Records from a data collection
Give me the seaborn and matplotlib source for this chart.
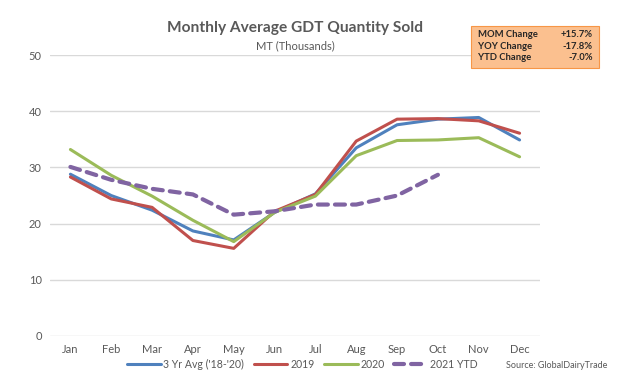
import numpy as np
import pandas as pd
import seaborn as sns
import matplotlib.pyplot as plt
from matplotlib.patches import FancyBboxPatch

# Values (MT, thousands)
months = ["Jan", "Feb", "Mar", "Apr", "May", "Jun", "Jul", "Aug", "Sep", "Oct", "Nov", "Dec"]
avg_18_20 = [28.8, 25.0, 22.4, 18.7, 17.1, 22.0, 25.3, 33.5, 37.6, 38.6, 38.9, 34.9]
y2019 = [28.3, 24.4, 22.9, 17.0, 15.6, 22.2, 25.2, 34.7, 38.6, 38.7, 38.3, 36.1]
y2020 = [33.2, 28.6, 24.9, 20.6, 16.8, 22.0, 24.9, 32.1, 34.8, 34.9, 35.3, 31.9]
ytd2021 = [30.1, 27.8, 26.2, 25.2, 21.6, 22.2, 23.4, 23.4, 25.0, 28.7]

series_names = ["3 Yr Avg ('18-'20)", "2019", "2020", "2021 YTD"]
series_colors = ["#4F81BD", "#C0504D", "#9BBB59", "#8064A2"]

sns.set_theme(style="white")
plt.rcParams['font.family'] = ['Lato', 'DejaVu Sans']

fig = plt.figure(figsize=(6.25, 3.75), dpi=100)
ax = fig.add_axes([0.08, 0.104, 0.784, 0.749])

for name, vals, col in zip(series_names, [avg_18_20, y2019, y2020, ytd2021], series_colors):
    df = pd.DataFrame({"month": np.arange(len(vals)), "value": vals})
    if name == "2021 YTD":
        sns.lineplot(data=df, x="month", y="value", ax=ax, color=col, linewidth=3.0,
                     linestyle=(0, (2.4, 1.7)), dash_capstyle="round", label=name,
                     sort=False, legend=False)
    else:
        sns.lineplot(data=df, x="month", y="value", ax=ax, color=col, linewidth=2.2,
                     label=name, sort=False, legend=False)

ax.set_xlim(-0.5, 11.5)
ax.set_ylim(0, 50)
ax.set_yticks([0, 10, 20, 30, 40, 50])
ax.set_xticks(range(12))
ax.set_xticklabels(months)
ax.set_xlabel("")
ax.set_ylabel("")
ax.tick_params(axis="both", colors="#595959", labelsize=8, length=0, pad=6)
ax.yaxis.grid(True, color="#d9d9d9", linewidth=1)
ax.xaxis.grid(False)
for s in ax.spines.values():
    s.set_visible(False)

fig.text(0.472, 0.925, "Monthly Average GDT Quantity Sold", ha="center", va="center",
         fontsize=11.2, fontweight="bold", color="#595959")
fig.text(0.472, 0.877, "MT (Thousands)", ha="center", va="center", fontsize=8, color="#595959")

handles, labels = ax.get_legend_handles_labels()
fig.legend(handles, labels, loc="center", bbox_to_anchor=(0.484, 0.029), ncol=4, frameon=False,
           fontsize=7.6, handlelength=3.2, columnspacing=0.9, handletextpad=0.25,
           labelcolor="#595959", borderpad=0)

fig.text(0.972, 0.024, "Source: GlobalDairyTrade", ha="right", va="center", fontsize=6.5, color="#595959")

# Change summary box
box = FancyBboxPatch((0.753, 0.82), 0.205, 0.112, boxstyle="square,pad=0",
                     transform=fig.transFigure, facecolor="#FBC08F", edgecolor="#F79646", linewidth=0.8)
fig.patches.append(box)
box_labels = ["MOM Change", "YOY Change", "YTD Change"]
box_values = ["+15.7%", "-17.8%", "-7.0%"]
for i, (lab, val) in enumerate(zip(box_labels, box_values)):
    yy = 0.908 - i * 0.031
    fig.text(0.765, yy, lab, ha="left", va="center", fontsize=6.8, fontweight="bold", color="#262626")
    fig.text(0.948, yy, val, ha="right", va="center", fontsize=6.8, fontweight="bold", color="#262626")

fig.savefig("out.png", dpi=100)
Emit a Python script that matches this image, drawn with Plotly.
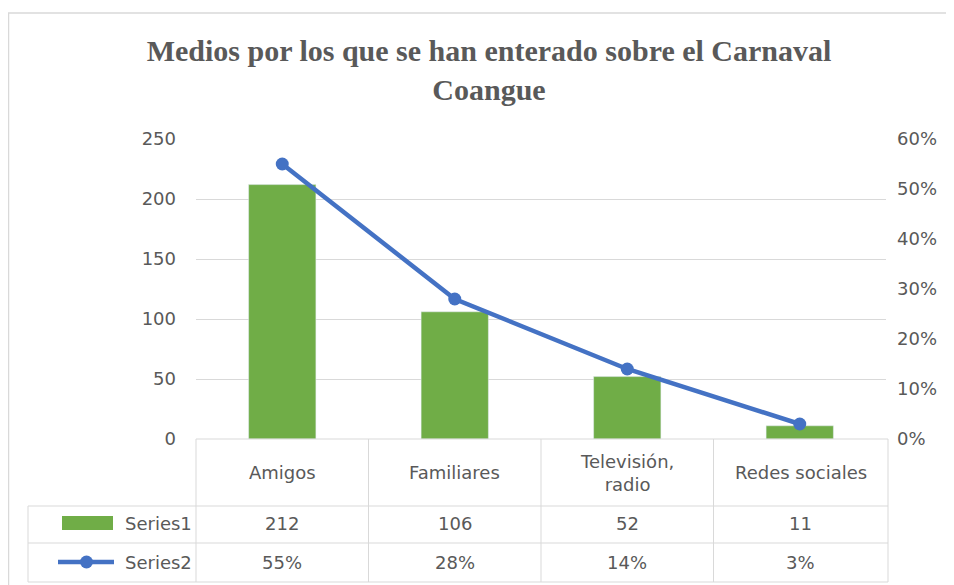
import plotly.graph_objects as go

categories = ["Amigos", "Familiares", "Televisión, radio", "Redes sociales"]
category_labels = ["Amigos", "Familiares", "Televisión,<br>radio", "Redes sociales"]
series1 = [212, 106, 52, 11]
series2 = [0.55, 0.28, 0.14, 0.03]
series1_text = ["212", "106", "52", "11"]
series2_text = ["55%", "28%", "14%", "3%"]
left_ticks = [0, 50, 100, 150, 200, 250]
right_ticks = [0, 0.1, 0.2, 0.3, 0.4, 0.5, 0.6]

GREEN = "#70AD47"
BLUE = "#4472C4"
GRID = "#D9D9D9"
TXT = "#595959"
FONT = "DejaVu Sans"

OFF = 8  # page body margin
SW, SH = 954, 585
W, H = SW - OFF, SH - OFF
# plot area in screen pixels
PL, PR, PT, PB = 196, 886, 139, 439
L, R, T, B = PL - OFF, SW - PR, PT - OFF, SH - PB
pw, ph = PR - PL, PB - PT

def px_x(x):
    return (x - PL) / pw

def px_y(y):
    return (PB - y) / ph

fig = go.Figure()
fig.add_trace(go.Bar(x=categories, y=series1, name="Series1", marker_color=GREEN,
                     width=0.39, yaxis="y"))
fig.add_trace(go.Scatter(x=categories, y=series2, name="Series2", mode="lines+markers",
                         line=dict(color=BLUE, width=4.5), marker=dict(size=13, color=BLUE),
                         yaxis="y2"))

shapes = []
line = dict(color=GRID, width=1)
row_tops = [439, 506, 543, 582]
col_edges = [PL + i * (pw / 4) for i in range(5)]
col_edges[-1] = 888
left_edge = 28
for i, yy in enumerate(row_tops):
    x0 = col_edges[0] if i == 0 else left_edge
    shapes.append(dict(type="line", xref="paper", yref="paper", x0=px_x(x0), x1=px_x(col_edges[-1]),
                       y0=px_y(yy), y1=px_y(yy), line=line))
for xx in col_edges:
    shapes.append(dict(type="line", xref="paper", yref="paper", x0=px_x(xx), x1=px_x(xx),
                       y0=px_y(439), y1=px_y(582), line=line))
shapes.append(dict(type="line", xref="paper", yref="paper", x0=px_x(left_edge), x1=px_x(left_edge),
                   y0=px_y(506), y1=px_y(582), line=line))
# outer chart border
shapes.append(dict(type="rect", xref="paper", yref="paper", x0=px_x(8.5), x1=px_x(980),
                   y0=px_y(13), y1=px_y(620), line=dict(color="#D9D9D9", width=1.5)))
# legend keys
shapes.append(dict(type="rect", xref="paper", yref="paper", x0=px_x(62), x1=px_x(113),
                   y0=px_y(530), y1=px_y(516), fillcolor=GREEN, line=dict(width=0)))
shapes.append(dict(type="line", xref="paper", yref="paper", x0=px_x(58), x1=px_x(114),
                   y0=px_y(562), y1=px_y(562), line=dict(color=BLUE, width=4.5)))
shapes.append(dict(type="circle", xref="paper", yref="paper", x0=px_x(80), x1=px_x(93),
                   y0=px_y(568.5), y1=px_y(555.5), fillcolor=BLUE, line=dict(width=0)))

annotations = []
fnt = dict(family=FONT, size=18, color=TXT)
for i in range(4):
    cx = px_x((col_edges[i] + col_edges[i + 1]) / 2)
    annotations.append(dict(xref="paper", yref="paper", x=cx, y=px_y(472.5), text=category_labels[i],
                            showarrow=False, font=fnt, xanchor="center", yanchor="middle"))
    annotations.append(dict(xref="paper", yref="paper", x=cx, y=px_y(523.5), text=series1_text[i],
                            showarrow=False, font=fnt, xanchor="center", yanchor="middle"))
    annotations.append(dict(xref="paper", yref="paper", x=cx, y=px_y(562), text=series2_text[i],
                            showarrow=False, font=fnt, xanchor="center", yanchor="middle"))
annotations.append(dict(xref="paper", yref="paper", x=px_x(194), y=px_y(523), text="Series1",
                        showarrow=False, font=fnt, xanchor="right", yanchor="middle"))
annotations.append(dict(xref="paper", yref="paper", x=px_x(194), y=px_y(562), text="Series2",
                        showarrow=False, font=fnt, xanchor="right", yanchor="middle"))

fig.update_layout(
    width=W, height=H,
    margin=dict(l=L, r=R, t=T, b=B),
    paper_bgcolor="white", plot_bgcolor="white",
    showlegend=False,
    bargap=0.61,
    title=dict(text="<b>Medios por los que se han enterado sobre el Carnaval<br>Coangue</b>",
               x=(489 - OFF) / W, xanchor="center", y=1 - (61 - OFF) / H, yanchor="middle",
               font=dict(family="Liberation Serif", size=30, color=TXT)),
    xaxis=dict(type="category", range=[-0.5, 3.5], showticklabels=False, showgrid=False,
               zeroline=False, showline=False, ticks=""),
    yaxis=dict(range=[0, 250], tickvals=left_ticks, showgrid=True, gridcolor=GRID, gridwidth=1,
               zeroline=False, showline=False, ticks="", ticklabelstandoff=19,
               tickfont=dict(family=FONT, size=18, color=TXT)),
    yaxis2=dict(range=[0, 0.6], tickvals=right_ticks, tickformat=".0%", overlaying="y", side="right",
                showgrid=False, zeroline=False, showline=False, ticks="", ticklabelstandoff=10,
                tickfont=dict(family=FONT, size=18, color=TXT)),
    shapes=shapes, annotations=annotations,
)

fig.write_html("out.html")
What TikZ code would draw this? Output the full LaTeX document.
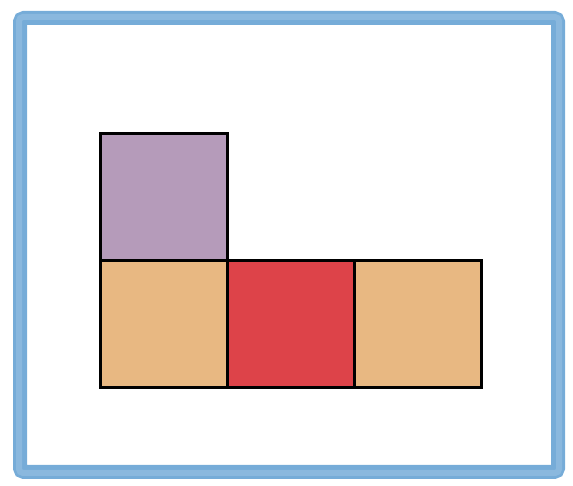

**WHAT IS BEING ASKED:** Pictures stay out. Print the data exactly, from its first line through the line containing "23.4, 25.0, 28.7]".

**EXERCISE SOLUTION:**
Give me the seaborn and matplotlib source for this chart.
import numpy as np
import pandas as pd
import seaborn as sns
import matplotlib.pyplot as plt
from matplotlib.patches import FancyBboxPatch

# Values (MT, thousands)
months = ["Jan", "Feb", "Mar", "Apr", "May", "Jun", "Jul", "Aug", "Sep", "Oct", "Nov", "Dec"]
avg_18_20 = [28.8, 25.0, 22.4, 18.7, 17.1, 22.0, 25.3, 33.5, 37.6, 38.6, 38.9, 34.9]
y2019 = [28.3, 24.4, 22.9, 17.0, 15.6, 22.2, 25.2, 34.7, 38.6, 38.7, 38.3, 36.1]
y2020 = [33.2, 28.6, 24.9, 20.6, 16.8, 22.0, 24.9, 32.1, 34.8, 34.9, 35.3, 31.9]
ytd2021 = [30.1, 27.8, 26.2, 25.2, 21.6, 22.2, 23.4, 23.4, 25.0, 28.7]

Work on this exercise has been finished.